Cozinha. Todo brasileiro tem um pé lá...


Almeida Junior - Cozinha caipira, óleo sobre tela, 1895
A técnica da cozinha brasileira é única, é autêntica. Bandeirantes e tropeiros armavam seus fogões durante as viagens que desbravaram o continente e levaram receitas, costumes e práticas de uma região para outra.
Em volta do fogo ou à mesa, o homem confraterniza e se diverte. A comensalidade sempre foi uma forma importante de promover a solidariedade e reforçar laços entre membros de um mesmo grupo.


Desde os primeiros aldeamentos o brasileiro alimentou-se de maneira distinta. Comia-se no chão, sobre esteiras, em qualquer canto da casa. Talheres foram utensílios de luxo que chegaram com a corte de D. João VI, em 1808. O contato com o refinamento trazido pela corte foi fundamental para que os brasileiros pudessem incorporá-lo ao seu dia-a-dia, deixando para trás os hábitos primitivos. A toalha de mesa, o bule, a xícara e o açucareiro aos poucos foram introduzidos à mesa da população, que queria copiar o modo europeu de etiqueta.
Do fogão à mesa, passando pela copa e sala de jantar, esta é a “cozinha brasileira”, onde preparamos e consumimos os alimentos. Esse espaço possui técnicas, costumes e maneiras que identificam regiões e culturas distintas. O Brasil foi brindado por três heranças diferentes que formaram a identidade da nossa cozinha. Como registrou Fernando Kassab e colaboradores no livro Delícias das Sinhás: “Dos portugueses, herdamos os alguidares, caldeirões, potes, tachos de cobre, formas de bolo de diversos formatos, além de enfeites e moldes para recortes de papel para moldar as bandejas de prata ou estanho. Dos índios, as panelas de barro, o pilão, a cabaça e a cuia. Dos africanos, as colheres de pau e peneiras”. Utensílios e métodos de cocção diferentes acabaram se misturando nas mãos das sinhás, mocamas e cunhãs.
A cozinha, que antes era espaço reservado, aos poucos foi ganhando status de living. Hoje em muitas casas é lá que se recebem os amigos para os momentos de descontração.

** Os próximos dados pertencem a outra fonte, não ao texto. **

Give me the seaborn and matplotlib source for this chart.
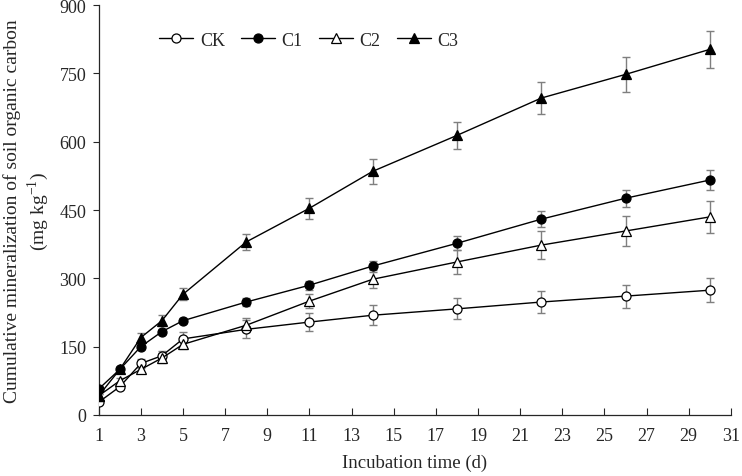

Nas grandes metrópoles os novos empreendimentos imobiliários priorizam espaços considerados gourmets e a cozinha voltou a ser o ambiente mais valorizado nas residências. Por isso, sente-se à mesa com sua família ou com os amigos, repare na arte que existe por trás do mais primitivo gesto humano, o de se alimentar. Então, façamos um brinde: saúde!